From the Beyond Force homepage; "Nothing but code was released at Assembly held in Helsinki in august 1996. All demo coding in this demo was done by Gremlin. The demo finished second in the Assembly 1996 demo competition.

The introduction starts with an effect on the background. The effect is a polar coordinate mapping of a simple plasm scrolling from the middle of the screen. The plasm is created in big pixels as is everything else in this demo since it is totally designed for the big screen of the demo competition. Then two interlace hires logos stating 'Beyond' and 'Force' start to move one from the up of the screen and one from the down of the screen. The moving stops in the middle of the screen where they form a single 'Beyond Force' logo. After the logos leave some introduction text arrives in the same way. The effect goes on for a while and the it switches to another one, which is a picture zoomer and rotater which after a while shows that the rotate can be made independent of the distance measured from the centre of the screen. Then the effect shows that the zoom has the same property. After some weird and some not so weird effects with the picture it zooms out and switches to another effect which is called splitter v3.1 and it is an old splitter-like routine mapped in polar coordinates. Then some effects changed with it and the demo moves onto next effect which is a mandelbrot picture zoom with rotate. This one is not really anything more than a picture rotate with zoom. It is only an effect to make the demo look like it had many parts and fast changing effects. After a short stay the mandelbrot changes into another fractal zoom which zooms the so-called RG-fractals (RG = random graphics, gee I hope nobody mistook to think of this as something new and cool). After this one loader starts to load the next section of code and continues to play the music and is showing some text with a simple loaderwriter. Surprisingly all the effects up to this point were coded with a single routine which was flexable enough to handle all the effects described.

After a short period of loading and textshowing the next part starts and it is a texture-mapping routine. First there is a cube with some graphics on all sides of it. Then there is a cube holding rotating graphics on the side and yet some with scrolling graphics. There is also an old famous interference effect coded so that there are two different coloured circles on two simple surfaces and then when they intefere the colour changes into another one. There is no this kind of a routine known to be released before this on any machine. The music up to this point has been the same and was composed by Jeff of Camelot. After all objects and effects have been shown, the part ends and starts the same loader with writer and starts to load the next part into memory.

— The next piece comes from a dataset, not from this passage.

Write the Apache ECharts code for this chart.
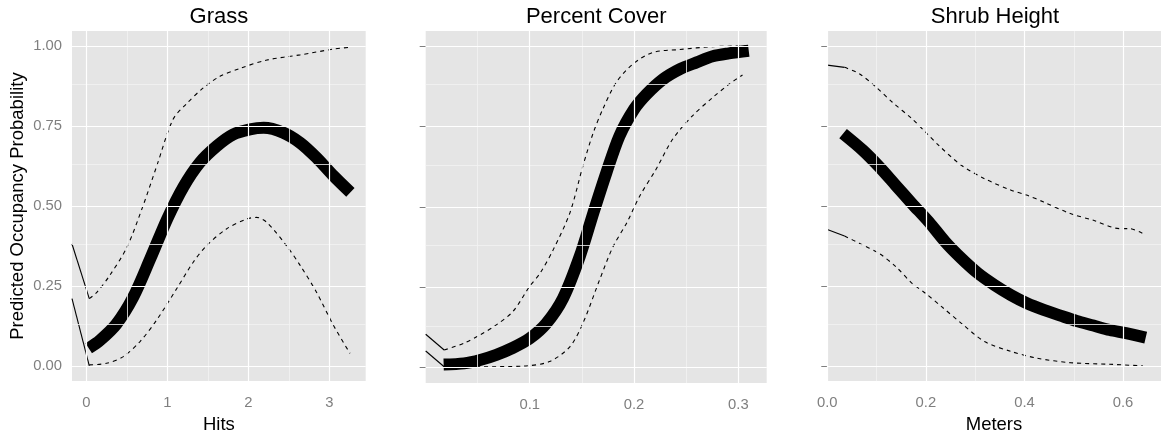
<!DOCTYPE html>
<html><head><meta charset="utf-8">
<script src="https://cdn.jsdelivr.net/npm/echarts@6/dist/echarts.min.js"></script>
<style>html,body{margin:0;padding:0;background:#fff}#c{width:1161px;height:439px}</style>
</head><body><div id="c"></div>
<script>
// ---------- titles / labels ----------
const panelTitles = ['Grass', 'Percent Cover', 'Shrub Height'];
const xTitles = ['Hits', '', 'Meters'];
const yTitle = 'Predicted Occupancy Probability';

// ---------- tick values ----------
const yTicks = [0, 0.25, 0.5, 0.75, 1.0];
const yMinor = [0.125, 0.375, 0.625, 0.875];
const grassXTicks = [0, 1, 2, 3];
const grassXMinor = [0.5, 1.5, 2.5];
const coverXTicks = [0.1, 0.2, 0.3];
const coverXMinor = [0.05, 0.15, 0.25];
const shrubXTicks = [0.0, 0.2, 0.4, 0.6];
const shrubXMinor = [0.1, 0.3, 0.5];

// ---------- Grass ----------
const grassFitX = [0.03,0.17,0.37,0.58,0.79,1.0,1.2,1.4,1.61,1.81,2.02,2.19,2.43,2.64,2.84,3.05,3.26];
const grassFitY = [0.055,0.08,0.13,0.215,0.335,0.46,0.56,0.635,0.687,0.723,0.739,0.744,0.729,0.697,0.651,0.594,0.542];
const grassHiX = [0.037,0.13,0.29,0.5,0.70,0.87,1.07,1.24,1.44,1.65,1.90,2.23,2.64,3.05,3.26];
const grassHiY = [0.21,0.23,0.283,0.37,0.50,0.625,0.77,0.82,0.868,0.905,0.93,0.956,0.972,0.99,0.996];
const grassLoX = [0.037,0.25,0.457,0.663,0.868,1.115,1.32,1.486,1.73,1.98,2.1,2.226,2.47,2.64,2.84,3.05,3.255];
const grassLoY = [0.003,0.008,0.029,0.076,0.143,0.241,0.324,0.376,0.428,0.459,0.464,0.449,0.376,0.314,0.231,0.127,0.039];
const grassHiLeadX = [-0.1765, 0.037];
const grassHiLeadY = [0.381, 0.21];
const grassLoLeadX = [-0.1765, 0.037];
const grassLoLeadY = [0.21, 0.0];

// ---------- Percent Cover ----------
const coverFitX = [0.0175,0.037,0.0525,0.068,0.084,0.1,0.116,0.132,0.148,0.161,0.1735,0.186,0.2,0.212,0.228,0.244,0.26,0.2755,0.291,0.31];
const coverFitY = [0.01,0.0135,0.024,0.04,0.062,0.091,0.138,0.216,0.346,0.481,0.606,0.72,0.803,0.85,0.897,0.928,0.949,0.968,0.977,0.985];
const coverHiX = [0.018,0.037,0.0525,0.068,0.084,0.1,0.11,0.1226,0.1385,0.151,0.161,0.170,0.183,0.199,0.218,0.244,0.2755,0.31];
const coverHiY = [0.055,0.076,0.102,0.133,0.175,0.253,0.294,0.367,0.481,0.627,0.731,0.803,0.887,0.944,0.98,0.989,0.998,1.0];
const coverLoX = [0.018,0.0525,0.094,0.119,0.1385,0.151,0.167,0.18,0.193,0.2054,0.221,0.237,0.256,0.2755,0.291,0.304];
const coverLoY = [0.003,0.003,0.005,0.019,0.065,0.138,0.273,0.377,0.45,0.533,0.616,0.71,0.783,0.84,0.881,0.91];
const coverHiLeadX = [0.0003, 0.018];
const coverHiLeadY = [0.104, 0.055];
const coverLoLeadX = [0.0003, 0.018];
const coverLoLeadY = [0.052, 0.003];

// ---------- Shrub Height ----------
const shrubFitX = [0.032,0.072,0.1055,0.139,0.172,0.206,0.239,0.272,0.306,0.339,0.373,0.406,0.439,0.473,0.506,0.54,0.573,0.606,0.646];
const shrubFitY = [0.726,0.674,0.622,0.564,0.507,0.45,0.388,0.336,0.289,0.253,0.221,0.195,0.175,0.157,0.14,0.126,0.112,0.102,0.088];
const shrubHiX = [0.035,0.065,0.099,0.132,0.172,0.199,0.226,0.272,0.319,0.373,0.406,0.439,0.493,0.54,0.593,0.613,0.64];
const shrubHiY = [0.933,0.913,0.871,0.824,0.772,0.731,0.689,0.627,0.585,0.549,0.533,0.512,0.476,0.455,0.429,0.429,0.414];
const shrubLoX = [0.035,0.065,0.1055,0.139,0.172,0.199,0.232,0.272,0.319,0.373,0.426,0.493,0.573,0.64];
const shrubLoY = [0.406,0.383,0.351,0.31,0.258,0.227,0.185,0.133,0.076,0.045,0.024,0.01,0.005,0.0];
const shrubHiLeadX = [0.0, 0.035];
const shrubHiLeadY = [0.94, 0.933];
const shrubLoLeadX = [0.0, 0.035];
const shrubLoLeadY = [0.426, 0.406];

// ---------- build ----------
const zip = (xs, ys) => xs.map((x, i) => [x, ys[i]]);
const FONT = 'Liberation Sans, Arial, sans-serif';
const GREY = '#7F7F7F';

const panels = [
  {left: 72, width: 293.7, xmin: -0.1765, xmax: 3.449, ticks: grassXTicks, minor: grassXMinor,
   fit: zip(grassFitX, grassFitY), hi: zip(grassHiX, grassHiY), lo: zip(grassLoX, grassLoY),
   leads: [zip(grassHiLeadX, grassHiLeadY), zip(grassLoLeadX, grassLoLeadY)], fmt: v => String(v)},
  {left: 425.7, width: 341, xmin: 0.0003, xmax: 0.3272, ticks: coverXTicks, minor: coverXMinor,
   fit: zip(coverFitX, coverFitY), hi: zip(coverHiX, coverHiY), lo: zip(coverLoX, coverLoY),
   leads: [zip(coverHiLeadX, coverHiLeadY), zip(coverLoLeadX, coverLoLeadY)], fmt: v => v.toFixed(1)},
  {left: 827, width: 336, xmin: -0.0006, xmax: 0.677, ticks: shrubXTicks, minor: shrubXMinor,
   fit: zip(shrubFitX, shrubFitY), hi: zip(shrubHiX, shrubHiY), lo: zip(shrubLoX, shrubLoY),
   leads: [zip(shrubHiLeadX, shrubHiLeadY), zip(shrubLoLeadX, shrubLoLeadY)], fmt: v => v.toFixed(1)}
];

const YMIN = -0.0476, YMAX = 1.0466;
const grid = [], xAxis = [], yAxis = [], series = [], title = [];

panels.forEach((p, i) => {
  grid.push({left: p.left, top: 31, width: p.width, height: 352, show: true,
             backgroundColor: '#E5E5E5', borderWidth: 0, containLabel: false});
  title.push({text: panelTitles[i], left: p.left + p.width / 2, top: 6,
              textAlign: 'center', padding: 0,
              textStyle: {fontFamily: FONT, fontSize: 22, fontWeight: 'normal', color: '#000'}});
  xAxis.push({type: 'value', gridIndex: i, min: p.xmin, max: p.xmax,
    axisLine: {show: false},
    axisTick: {show: true, length: 6, customValues: p.ticks, lineStyle: {color: GREY, width: 1}},
    axisLabel: {show: true, customValues: p.ticks, margin: 14, color: GREY, fontSize: 14.8,
                fontFamily: FONT, formatter: p.fmt},
    splitLine: {show: false},
    name: xTitles[i], nameLocation: 'middle', nameGap: 33,
    nameTextStyle: {fontFamily: FONT, fontSize: 18.5, color: '#000'}});
  yAxis.push({type: 'value', gridIndex: i, min: YMIN, max: YMAX,
    axisLine: {show: false},
    axisTick: {show: true, length: 6, customValues: yTicks, lineStyle: {color: GREY, width: 1}},
    axisLabel: {show: i === 0, customValues: yTicks, margin: 10, color: GREY, fontSize: 14.8,
                fontFamily: FONT, formatter: v => v.toFixed(2)},
    splitLine: {show: false},
    name: i === 0 ? yTitle : '', nameLocation: 'middle', nameGap: 45,
    nameTextStyle: {fontFamily: FONT, fontSize: 18.5, color: '#000'}});

  // grid lines (minor then major)
  const ml = [];
  p.minor.forEach(v => ml.push({xAxis: v, lineStyle: {color: '#F2F2F2', width: 0.8, type: 'solid'}}));
  yMinor.forEach(v => ml.push({yAxis: v, lineStyle: {color: '#F2F2F2', width: 0.8, type: 'solid'}}));
  p.ticks.forEach(v => ml.push({xAxis: v, lineStyle: {color: '#FFFFFF', width: 1.2, type: 'solid'}}));
  yTicks.forEach(v => ml.push({yAxis: v, lineStyle: {color: '#FFFFFF', width: 1.2, type: 'solid'}}));
  series.push({type: 'line', xAxisIndex: i, yAxisIndex: i, data: [], z: 1, silent: true,
    markLine: {symbol: 'none', silent: true, label: {show: false}, animation: false, data: ml}});

  const thin = (data, dashed) => ({type: 'line', xAxisIndex: i, yAxisIndex: i, data, z: 3,
    showSymbol: false, symbol: 'none', smooth: 0.3, clip: true, silent: true,
    lineStyle: {color: '#000', width: 1.1, type: dashed ? [4, 4] : 'solid'}});
  p.leads.forEach(d => series.push(thin(d, false)));
  series.push(thin(p.hi, true));
  series.push(thin(p.lo, true));
  series.push({type: 'line', xAxisIndex: i, yAxisIndex: i, data: p.fit, z: 4,
    showSymbol: false, symbol: 'none', smooth: 0.3, clip: true, silent: true,
    lineStyle: {color: '#000', width: 12, cap: 'butt', join: 'round'}});
});

const chart = echarts.init(document.getElementById('c'), null, {renderer: 'canvas'});
chart.setOption({animation: false, backgroundColor: '#fff', title, grid, xAxis, yAxis, series});
</script>
</body></html>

After loading has finished the demo changes music piece to another one which is composed by Skyline Technics and the next effect starts. This one is called 'Vertical mapping', which means that the routine zooms textured lines from which the textured objects consist of. First there is a zoomer with own z-positioning for all vertical lines of the picture. Then there some very big 3d-objects rotating over y-axis and some effects include even several objects. The routine was meant to continue to present even a very fast doom-imitation on C-64 but it wasn't finished in time for the demo. After all the effects have beem shown the loader continues and starts to write some final notes.

After the loading has finished the demo enters its final stage including credits. Final part shows a little 'photograph' of every single effect shown in the demo and gives full credits for producers and guest stars."